Import your phone footage into your NLE or compositor, duplicate the footage, and name the bottom layer background and the top layer phone clip.
Open the scale settings of the lower layer, and unlink the scale proportions. In the photo example, you can see that my scale is already at 29%, that’s simply because I was working with a 4k vertical video that was descaled to fit the composition. With the link broken, scale the background layer vertically until it fills the composition.
We then want to add a Gaussian blur to the background layer. Increase the blurriness to 100, and select repeat edge pixels.
This may seem fine, but we want to separate the background from the foreground to avoid distracting the viewer from the actual vertical video. Therefore, lower the opacity to 50-75%
The final result will be something like this.
Phone In Hand
For a more fun application, you can look at incorporating an actual phone graphic into the image.
To create this, first, source an image of someone holding a smartphone.
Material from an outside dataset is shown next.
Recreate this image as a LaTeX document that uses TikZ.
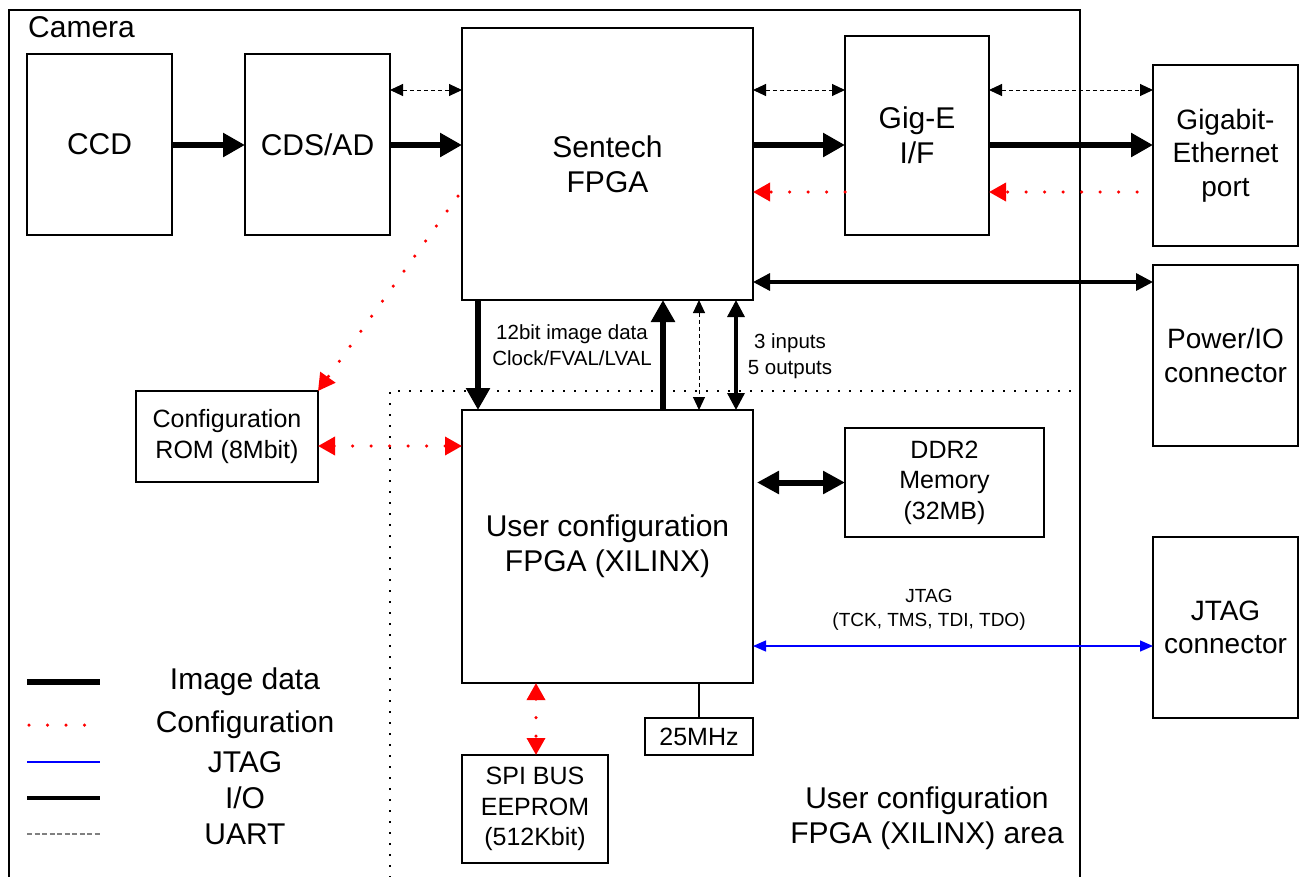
\documentclass[tikz,border=0pt]{standalone}
\usepackage{fontspec}
\setmainfont{Liberation Sans}
\usetikzlibrary{arrows.meta}
\begin{document}
\begin{tikzpicture}[x=1pt,y=-1pt,
  box/.style={draw, line width=1.8pt, inner sep=0pt, outer sep=0pt, align=center, anchor=north west},
  fbig/.style={font=\fontsize{30}{35}\selectfont},
  fcon/.style={font=\fontsize{28}{33.5}\selectfont},
  fmid/.style={font=\fontsize{25}{30.5}\selectfont},
  fsmall/.style={font=\fontsize{20.5}{25.5}\selectfont},
  fjt/.style={font=\fontsize{19}{23.5}\selectfont},
  img/.style={line width=6.5pt, -{Triangle[length=22pt,width=23pt]}},
  imgboth/.style={line width=6pt, {Triangle[length=22pt,width=22pt]}-{Triangle[length=22pt,width=22pt]}},
  io/.style={line width=3.3pt, {Triangle[length=17pt,width=17pt]}-{Triangle[length=17pt,width=17pt]}},
  uart/.style={line width=1pt, dash pattern=on 4pt off 3pt, {Triangle[length=13pt,width=12pt]}-{Triangle[length=13pt,width=12pt]}},
  cfg/.style={red, line width=3.5pt, line cap=round, dash pattern=on 0pt off 18.5pt, -{Triangle[length=17pt,width=18pt]}},
  cfgboth/.style={red, line width=3.5pt, line cap=round, dash pattern=on 0pt off 18.5pt, {Triangle[length=17pt,width=18pt]}-{Triangle[length=17pt,width=18pt]}},
  jtagline/.style={blue, line width=1.3pt, {Triangle[length=13pt,width=11pt]}-{Triangle[length=13pt,width=11pt]}},
  thin/.style={line width=1.8pt},
  area/.style={line width=1.8pt, dash pattern=on 1.6pt off 9.4pt}
]
\path[use as bounding box] (0,0) rectangle (1299,876);
\clip (0,0) rectangle (1299,876);

% camera enclosure
\draw[line width=1.8pt] (9,900) -- (9,10) -- (1080,10) -- (1080,900);
\node[fbig, anchor=base west, inner sep=0pt] (camlabel) at (28,37) {Camera};

% user area
\draw[area] (390,900) -- (390,391) -- (1080,391);
\draw[area] (1080,391) -- (1080,900);

% boxes
\node[box, fbig, minimum width=145, minimum height=181] (ccd) at (27,54) {CCD};
\node[box, fbig, minimum width=145, minimum height=181] (cds) at (245,54) {CDS/AD};
\node[box, fbig, minimum width=291, minimum height=272] (sentech) at (462,28) {Sentech\\FPGA};
\node[box, fbig, minimum width=144, minimum height=199] (gige) at (845,36) {Gig-E\\I/F};
\node[box, fcon, minimum width=145, minimum height=181] (port) at (1153,65) {Gigabit-\\Ethernet\\port};
\node[box, fcon, minimum width=145, minimum height=181] (power) at (1153,265) {Power/IO\\connector};
\node[box, fmid, minimum width=182, minimum height=91] (rom) at (136,391) {Configuration\\ROM (8Mbit)};
\node[box, fbig, minimum width=291, minimum height=273] (user) at (462,410) {User configuration\\FPGA (XILINX)};
\node[box, fmid, minimum width=199, minimum height=109] (ddr) at (845,428) {DDR2\\Memory\\(32MB)};
\node[box, fcon, minimum width=145, minimum height=181] (jtag) at (1153,537) {JTAG\\connector};
\node[box, fmid, minimum width=146, minimum height=108] (spi) at (462,755) {SPI BUS\\EEPROM\\(512Kbit)};
\node[box, fmid, minimum width=108, minimum height=37] (mhz) at (645,718) {25MHz};

% helper coordinates
\coordinate (y90) at (0,90);
\coordinate (y145) at (0,145);
\coordinate (y192) at (0,192);
\coordinate (y196) at (0,196);
\coordinate (y282) at (0,282);
\coordinate (y446) at (0,446);
\coordinate (y646) at (0,646);
\coordinate (x478) at (478,0);
\coordinate (x663) at (663,0);
\coordinate (x699) at (699,0);
\coordinate (x736) at (736,0);
\coordinate (x536) at (536,0);

% top row
\draw[img] (ccd.east |- y145) -- (cds.west |- y145);
\draw[img] (cds.east |- y145) -- (sentech.west |- y145);
\draw[uart] (cds.east |- y90) -- (sentech.west |- y90);
\draw[uart] (sentech.east |- y90) -- (gige.west |- y90);
\draw[img] (sentech.east |- y145) -- (gige.west |- y145);
\draw[cfg] (gige.west |- y192) -- (sentech.east |- y192);
\draw[uart] (gige.east |- y90) -- (port.west |- y90);
\draw[img] (gige.east |- y145) -- (port.west |- y145);
\draw[cfg] ([xshift=-16pt]port.west |- y192) -- (gige.east |- y192);
\draw[io] (sentech.east |- y282) -- (power.west |- y282);

% configuration ROM
\draw[cfg] ([xshift=-4pt]sentech.west |- y196) -- (rom.north east);
\draw[cfgboth] (rom.east |- y446) -- (user.west |- y446);

% between FPGAs
\draw[img] (x478 |- sentech.south) -- (x478 |- user.north);
\draw[img] (x663 |- user.north) -- (x663 |- sentech.south);
\draw[uart] (x699 |- sentech.south) -- (x699 |- user.north);
\draw[io] (x736 |- sentech.south) -- (x736 |- user.north);
\node[fsmall, align=center, inner sep=0pt] (lbl12) at (572,345) {12bit image data\\Clock/FVAL/LVAL};
\node[fsmall, align=center, inner sep=0pt] (lblio) at (790,356) {3 inputs\\5 outputs};

% user FPGA peripherals
\draw[imgboth] ([xshift=4pt]user.east |- ddr.west) -- (ddr.west);
\draw[jtagline] (user.east |- y646) -- (jtag.west |- y646);
\node[fjt, align=center, inner sep=0pt] (lbljtag) at (929,610) {JTAG\\(TCK, TMS, TDI, TDO)};
\draw[cfgboth] (x536 |- user.south) -- (x536 |- spi.north);
\draw[thin] (x699 |- user.south) -- (x699 |- mhz.north);

\node[fbig, align=center, inner sep=0pt] (arealbl) at (927,818) {User configuration\\FPGA (XILINX) area};

% legend
\draw[line width=6.5pt] (27,682) -- (100,682);
\draw[red, line width=3.5pt, line cap=round, dash pattern=on 0pt off 18.5pt] (29,725) -- (100,725);
\draw[blue, line width=1.3pt] (27,762) -- (100,762);
\draw[line width=4pt] (27,798) -- (100,798);
\draw[gray, line width=1.5pt, dash pattern=on 5pt off 2.5pt] (27,834) -- (100,834);
\node[fbig, inner sep=0pt] (lg1) at (245,682) {Image data};
\node[fbig, inner sep=0pt] (lg2) at (245,725) {Configuration};
\node[fbig, inner sep=0pt] (lg3) at (245,762) {JTAG};
\node[fbig, inner sep=0pt] (lg4) at (245,798) {I/O};
\node[fbig, inner sep=0pt] (lg5) at (245,834) {UART};
\end{tikzpicture}
\end{document}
You could create one yourself, but if you’d prefer, you can always get a picture from Shutterstock. With the phone image I’m using, you could fit the whole phone into the composition.
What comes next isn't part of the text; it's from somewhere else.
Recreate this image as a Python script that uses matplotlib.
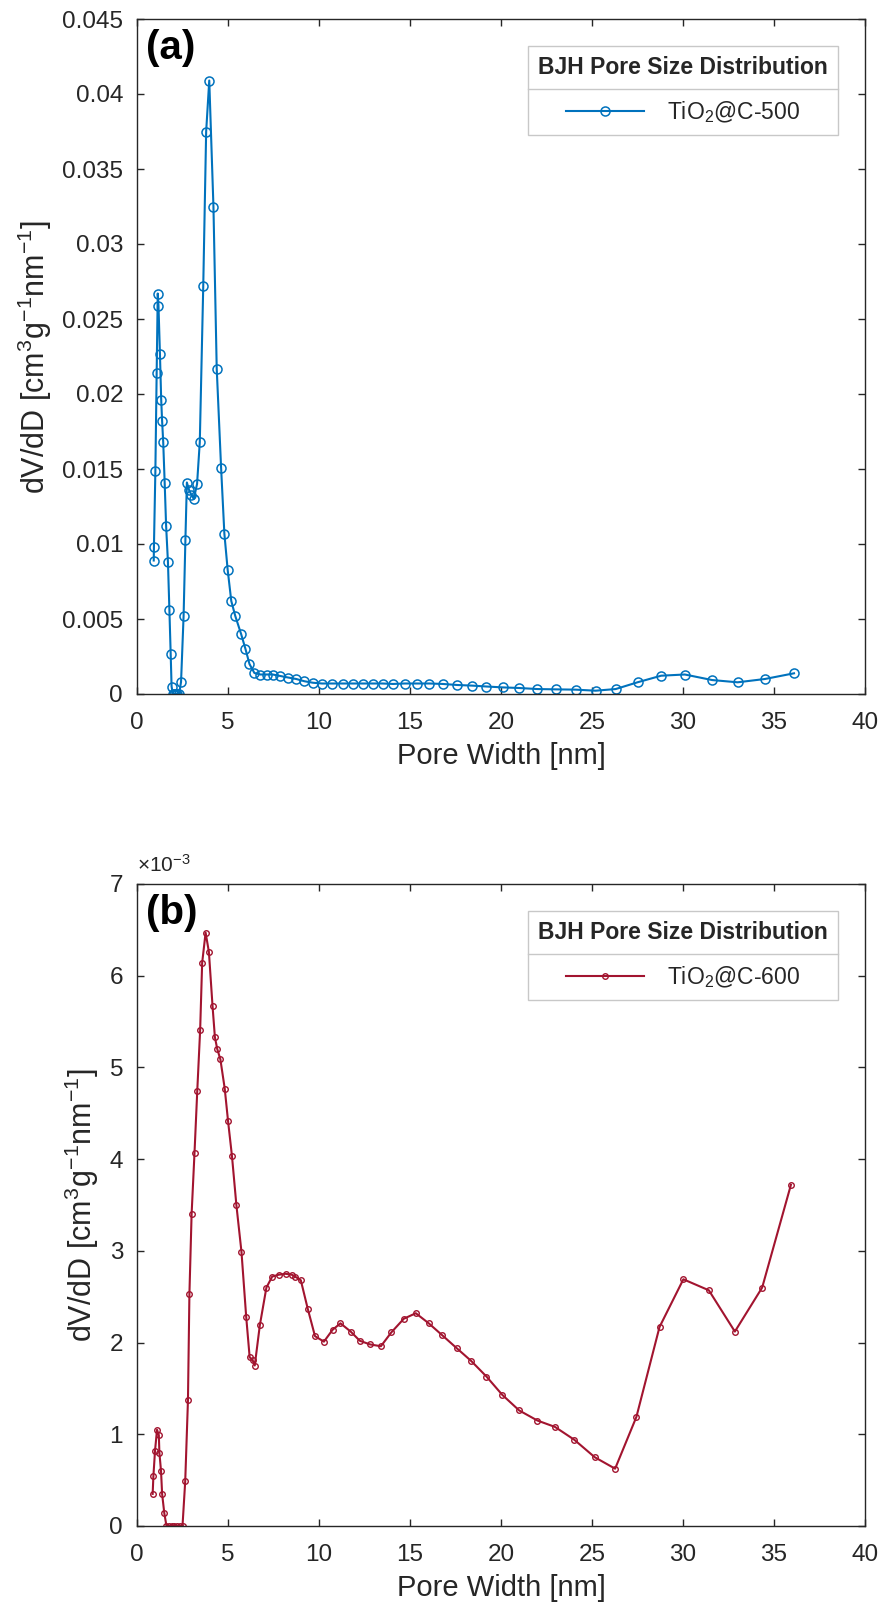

However, the problem here is the actual phone video footage is going to be too small. Therefore you’re going to want to scale the phone layer so the screen touches the top and bottom of the composition.
If your phone image has fingers that overlap a portion of your screen, you might want to first remove the screen area in Photoshop, and save the file as a PNG. This will save time masking the image in After Effects, and it will also help sell the effect.
If the entire screen is free from obstruction, simply scale the vertical footage onto the screen.
To further the effect, we’re also going to add a background layer that somewhat resembles the location of the footage. In this case, we’re going to add a photograph of a bedroom and add a blur set around 50-75.
The result will look like this. This is my favorite way to work with vertical footage, but it tends to work best when the clip is relatively short.
Of course, the simplest approach would be to just drag a loopable background element behind your phone footage. However, you’re going to want to separate the vertical video from the background ever so slightly, and you can easily do this by introducing a drop shadow for the vertical video.
Head into the effects panel and drag the drop shadow effect to the smartphone clip. You can keep it as standard, but to avoid the impression of an effect from Microsoft Word, I like to increase the spread, lower the opacity, and duplicate the effect to make the shadow appear on both sides of the vertical video.
There we have it. Three ways that you can make better use of the dreaded vertical video.